● GOAL
Print all of the lines exactly. Any picture among them stays out.

● DATA SECTION
— begin —

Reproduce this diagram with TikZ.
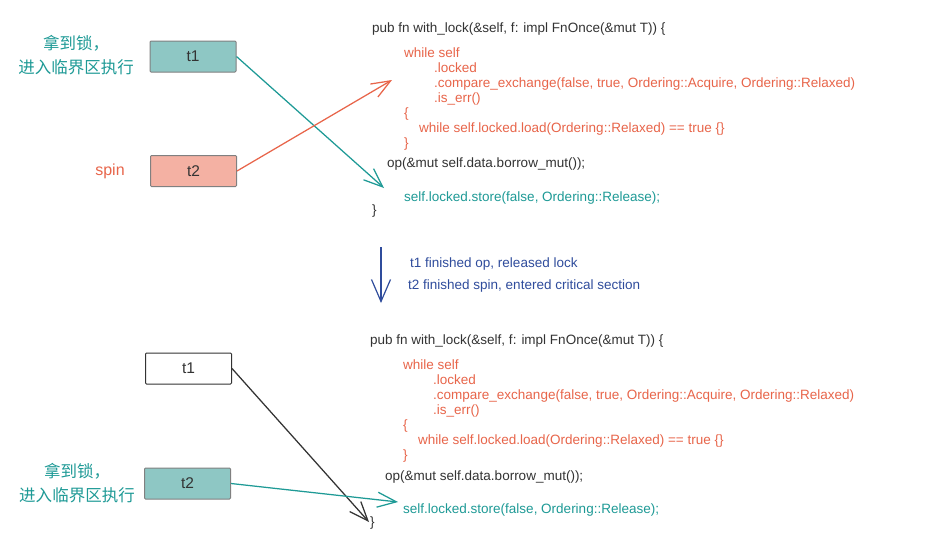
\documentclass[tikz,border=0pt]{standalone}
\usepackage{fontspec}
\setmainfont{Liberation Sans}
\newfontfamily\cjk{Noto Sans CJK SC}
\usetikzlibrary{arrows.meta}
\definecolor{tealc}{HTML}{1E9A96}
\definecolor{tealfill}{HTML}{8EC7C4}
\definecolor{redc}{HTML}{E8654A}
\definecolor{redfill}{HTML}{F4B1A3}
\definecolor{bluec}{HTML}{2F4C9C}
\definecolor{codec}{HTML}{333333}
\definecolor{boxline}{HTML}{808080}
\tikzset{
  code/.style={anchor=west, inner sep=0pt, font=\fontsize{13.5}{15}\selectfont, text height=12pt, text depth=3pt, text=codec},
  redcode/.style={code, text=redc},
  tealcode/.style={code, text=tealc},
  thread/.style={draw=boxline, line width=1pt, rounded corners=1pt, minimum width=86pt, minimum height=31pt, inner sep=0pt, font=\fontsize{15.5}{17}\selectfont, text=codec},
  cnlabel/.style={align=center, font=\cjk\fontsize{16.5}{24}\selectfont, text=tealc, inner sep=0pt},
  arr/.style={line width=1.25pt, -{Straight Barb[length=19pt,width=15pt,line width=1.25pt]}},
  note/.style={anchor=west, inner sep=0pt, font=\fontsize{13.5}{15}\selectfont, text=bluec, text height=12pt, text depth=3pt}
}
\begin{document}
\begin{tikzpicture}[x=1pt,y=-1pt]
\useasboundingbox[fill=white] (0,0) rectangle (942,549);

% ---------- top ----------
\node[cnlabel] (lab1) at (76,55) {拿到锁，\\进入临界区执行};
\node[thread, fill=tealfill] (t1a) at (193,56.5) {t1};
\node[thread, fill=redfill] (t2a) at (193.5,171) {t2};
\node[inner sep=0pt, font=\fontsize{16}{18}\selectfont, text=redc] (spin) at (110,171) {spin};

\node[code] (a1) at (372,28) {pub fn with\_lock(\&self, f: impl FnOnce(\&mut T)) \{};
\node[redcode] (a2) at (404,53) {while self};
\node[redcode] (a3) at (434,68) {.locked};
\node[redcode] (a4) at (434,83) {.compare\_exchange(false, true, Ordering::Acquire, Ordering::Relaxed)};
\node[redcode] (a5) at (434,98) {.is\_err()};
\node[redcode] (a6) at (404,113) {\{};
\node[redcode] (a7) at (419,128) {while self.locked.load(Ordering::Relaxed) == true \{\}};
\node[redcode] (a8) at (404,143) {\}};
\node[code] (a9) at (387,163) {op(\&mut self.data.borrow\_mut());};
\node[tealcode] (a10) at (404,197) {self.locked.store(false, Ordering::Release);};
\node[code] (a11) at (372,210) {\}};

\coordinate (ta1) at (384,188);
\coordinate (ta2) at (392,80);
\draw[arr, draw=tealc] (t1a.east) -- (ta1);
\draw[arr, draw=redc] (t2a.east) -- (ta2);

% ---------- middle ----------
\coordinate (m1) at (381,247);
\coordinate (m2) at (381,303);
\draw[line width=1.2pt, draw=bluec, -{Straight Barb[length=22pt,width=19pt,line width=1.2pt]}] (m1) -- (m2);
\node[note] (n1) at (410,263) {t1 finished op, released lock};
\node[note] (n2) at (408,285) {t2 finished spin, entered critical section};

% ---------- bottom ----------
\node[thread, fill=white, draw=codec] (t1b) at (188.5,368.5) {t1};
\node[thread, fill=tealfill] (t2b) at (187.5,483.5) {t2};
\node[cnlabel] (lab2) at (77,483.5) {拿到锁，\\进入临界区执行};

\node[code] (b1) at (370,340) {pub fn with\_lock(\&self, f: impl FnOnce(\&mut T)) \{};
\node[redcode] (b2) at (403,365) {while self};
\node[redcode] (b3) at (433,380) {.locked};
\node[redcode] (b4) at (433,395) {.compare\_exchange(false, true, Ordering::Acquire, Ordering::Relaxed)};
\node[redcode] (b5) at (433,410) {.is\_err()};
\node[redcode] (b6) at (403,425) {\{};
\node[redcode] (b7) at (418,440) {while self.locked.load(Ordering::Relaxed) == true \{\}};
\node[redcode] (b8) at (403,455) {\}};
\node[code] (b9) at (385,476) {op(\&mut self.data.borrow\_mut());};
\node[tealcode] (b10) at (403,509) {self.locked.store(false, Ordering::Release);};
\node[code] (b11) at (370,522) {\}};

\coordinate (tb1) at (369,522);
\coordinate (tb2) at (398,502);
\draw[arr, draw=codec] (t1b.east) -- (tb1);
\draw[arr, draw=tealc] (t2b.east) -- (tb2);
\end{tikzpicture}
\end{document}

— end —

● EXPECTED OUTPUT
Reproduce this diagram with TikZ.
\documentclass[tikz,border=0pt]{standalone}
\usepackage{fontspec}
\setmainfont{Liberation Sans}
\newfontfamily\cjk{Noto Sans CJK SC}
\usetikzlibrary{arrows.meta}
\definecolor{tealc}{HTML}{1E9A96}
\definecolor{tealfill}{HTML}{8EC7C4}
\definecolor{redc}{HTML}{E8654A}
\definecolor{redfill}{HTML}{F4B1A3}
\definecolor{bluec}{HTML}{2F4C9C}
\definecolor{codec}{HTML}{333333}
\definecolor{boxline}{HTML}{808080}
\tikzset{
  code/.style={anchor=west, inner sep=0pt, font=\fontsize{13.5}{15}\selectfont, text height=12pt, text depth=3pt, text=codec},
  redcode/.style={code, text=redc},
  tealcode/.style={code, text=tealc},
  thread/.style={draw=boxline, line width=1pt, rounded corners=1pt, minimum width=86pt, minimum height=31pt, inner sep=0pt, font=\fontsize{15.5}{17}\selectfont, text=codec},
  cnlabel/.style={align=center, font=\cjk\fontsize{16.5}{24}\selectfont, text=tealc, inner sep=0pt},
  arr/.style={line width=1.25pt, -{Straight Barb[length=19pt,width=15pt,line width=1.25pt]}},
  note/.style={anchor=west, inner sep=0pt, font=\fontsize{13.5}{15}\selectfont, text=bluec, text height=12pt, text depth=3pt}
}
\begin{document}
\begin{tikzpicture}[x=1pt,y=-1pt]
\useasboundingbox[fill=white] (0,0) rectangle (942,549);

% ---------- top ----------
\node[cnlabel] (lab1) at (76,55) {拿到锁，\\进入临界区执行};
\node[thread, fill=tealfill] (t1a) at (193,56.5) {t1};
\node[thread, fill=redfill] (t2a) at (193.5,171) {t2};
\node[inner sep=0pt, font=\fontsize{16}{18}\selectfont, text=redc] (spin) at (110,171) {spin};

\node[code] (a1) at (372,28) {pub fn with\_lock(\&self, f: impl FnOnce(\&mut T)) \{};
\node[redcode] (a2) at (404,53) {while self};
\node[redcode] (a3) at (434,68) {.locked};
\node[redcode] (a4) at (434,83) {.compare\_exchange(false, true, Ordering::Acquire, Ordering::Relaxed)};
\node[redcode] (a5) at (434,98) {.is\_err()};
\node[redcode] (a6) at (404,113) {\{};
\node[redcode] (a7) at (419,128) {while self.locked.load(Ordering::Relaxed) == true \{\}};
\node[redcode] (a8) at (404,143) {\}};
\node[code] (a9) at (387,163) {op(\&mut self.data.borrow\_mut());};
\node[tealcode] (a10) at (404,197) {self.locked.store(false, Ordering::Release);};
\node[code] (a11) at (372,210) {\}};

\coordinate (ta1) at (384,188);
\coordinate (ta2) at (392,80);
\draw[arr, draw=tealc] (t1a.east) -- (ta1);
\draw[arr, draw=redc] (t2a.east) -- (ta2);

% ---------- middle ----------
\coordinate (m1) at (381,247);
\coordinate (m2) at (381,303);
\draw[line width=1.2pt, draw=bluec, -{Straight Barb[length=22pt,width=19pt,line width=1.2pt]}] (m1) -- (m2);
\node[note] (n1) at (410,263) {t1 finished op, released lock};
\node[note] (n2) at (408,285) {t2 finished spin, entered critical section};

% ---------- bottom ----------
\node[thread, fill=white, draw=codec] (t1b) at (188.5,368.5) {t1};
\node[thread, fill=tealfill] (t2b) at (187.5,483.5) {t2};
\node[cnlabel] (lab2) at (77,483.5) {拿到锁，\\进入临界区执行};

\node[code] (b1) at (370,340) {pub fn with\_lock(\&self, f: impl FnOnce(\&mut T)) \{};
\node[redcode] (b2) at (403,365) {while self};
\node[redcode] (b3) at (433,380) {.locked};
\node[redcode] (b4) at (433,395) {.compare\_exchange(false, true, Ordering::Acquire, Ordering::Relaxed)};
\node[redcode] (b5) at (433,410) {.is\_err()};
\node[redcode] (b6) at (403,425) {\{};
\node[redcode] (b7) at (418,440) {while self.locked.load(Ordering::Relaxed) == true \{\}};
\node[redcode] (b8) at (403,455) {\}};
\node[code] (b9) at (385,476) {op(\&mut self.data.borrow\_mut());};
\node[tealcode] (b10) at (403,509) {self.locked.store(false, Ordering::Release);};
\node[code] (b11) at (370,522) {\}};

\coordinate (tb1) at (369,522);
\coordinate (tb2) at (398,502);
\draw[arr, draw=codec] (t1b.east) -- (tb1);
\draw[arr, draw=tealc] (t2b.east) -- (tb2);
\end{tikzpicture}
\end{document}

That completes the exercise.